Les essais du vendredi se déroulent au sec. Le lendemain, il pleut, mais on annonce sec pour dimanche, alors tout le monde reste dans les box puisque, de tout façon, les temps de la veille ne peuvent être battus pour la grille de départ. Tout le monde, donc, reste dans les box, samedi, sauf un : Gilles Villeneuve. Il en fait rire plus d’un à rouler d’une manière un peu dérisoire dans la flotte, affichant des temps sans intérêt. Mais surprise, le jour de la course, il pleut. Tandis que les voitures, une à une, partent en aquaplaning et s’écrasent dans le décor, Villeneuve contourne calmement les flaques – il ne les voit pas, il a simplement mémorisé où elles sont – et file sans ambage vers la victoire. Messieurs, échec et mât!

Un jour, il m’avait confié : «J’aime la mécanique. Un beau tracteur dans le champ, j’aime ça. Un beau camion, ça vient me chercher.»

Très rapidement, dans l’écurie du Commendatore Enzo Ferrari puis dans le cirque, on comprend qu’on à affaire à un cas. Le pilote de Ligier Jacques Lafitte m’a avoué, sans honte ni détour : «Gagnons des courses pendant que Gilles Villeneuve n’a pas une bonne voiture. Quand il va commencer à gagner, il ne nous restera plus grand’chose.»

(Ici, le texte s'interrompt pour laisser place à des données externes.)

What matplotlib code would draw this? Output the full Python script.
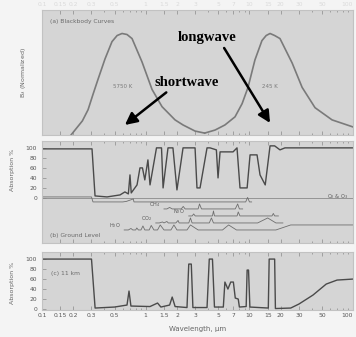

Tous les pilotes aimaient Gilles. Certains ont noué avec lui de grandes amitiés, parfois au détriment de leur tranquillité les jours de congé.

Une fois, Patrick Tambay, alors pilote McLaren, a eu la peur de sa vie lorsque le Québécois lui a fait découvrir en 4x4 les flancs escarpés des Alpes maritimes... Gaston Parent en a eu marre et louait une voiture séparément lorsqu’ils débarquaient quelque part ensemble! Pour une simple sortie en bateau, il attachait femme et enfants à leur siège! Et qui montait avec lui à bord de son hélicoptère, paraît-il, ne s’y faisait pas prendre deux fois! Quand il a conduit ma minoune pour que je puisse l’interviewer chemin faisant, on est passé à un cheveux de capoter!

Gilles Villeneuve avait la mentalité des vieux pilotes, l’étoffe des champions d’une autre époque, les Juan Manuel Fangio, Alberto Ascari, Giuseppe Farina, Stirling Moss, Jackie Stewart, il était de cette race. On peut affirmer que des comme lui, après Ayrton Senna, il n’y en a plus eu. La lignée s’est éteinte pour faire place aux comptables, à ceux qui calculent les points pour se bricoler un championnat.

Six victoires...

On dit de Gilles Villeneuve qu’il a été l’un des plus grands pilotes de l’histoire. Certains n’hésitent pas à dire qu’il a été le plus grand de tous. Mais sur quoi se base-t-on, à part un esprit cocardier, pour faire une telle affirmation? Après tout, il n’a jamais été champion du monde et son palmarès – six victoires en 67 courses étalées sur six ans – est en soi assez peu éloquent.

Dans un univers sportif où les nombres ont la parole facile, le pilote québécois a su faire la démonstration de ce qu’on affirme encore très clairement, 25 ans après sa mort, même au-delà de l’ère Schumacher. Les pilotes rivaux, les experts, les journalistes, les connaisseurs qui à l’époque vivaient la Formule 1 au jour le jour vous diront que ces six victoires-là, ce sont probablement six victoires de plus que ne pouvaient donner les «poubelles» que pilotait Villeneuve.

Le mot «poubelle» était de Gilles et il n’hésitait pas à le prononcer, même à proximité d’Antonio Tomaini, Mauro Forghieri, Marco Piccinini ou Enzo Ferrari. Il les renvoyait régulièrement à la table à dessin, à la soufflerie, à la toilette. Ces messieurs pouvaient se bouffer les ongles jusqu’aux coudes en le voyant quitter le box, il n’en avait cure. Pour lui, il n’y avait que deux dénouements possibles à une course: gagner ou perdre, et perdre commençait sur la deuxième marche du podium. À l’approche d’une courbe, s’il n’était pas sûr qu’il fallait lever le pied ou pas, il ne prenait aucun risque et ne freinait pas, sachant que les 21 autres pilotes allaient le faire. Retenons qu’il faisait cela au volant de bolides qui offraient bien peu de sécurité en cas d’accident, comparativement aux voitures d’aujourd’hui.

Des couilles, quoi!

Dès lors, on comprend pourquoi il n’exigeait pas qu’on lui fournisse une monoplace meilleure que le reste du peloton. «Je veux juste une voiture aussi bonne que les autres», m’avait-il un jour certifié. Il savait qu’à armes égales, les autres n’avaient aucune chance...

Gilles Villeneuve connaissait bien sa valeur. Il ne se prenait pas pour un autre, il n’était pas un demi-dieu.

En ce qui le concerne, le mot «demi» sera toujours de trop.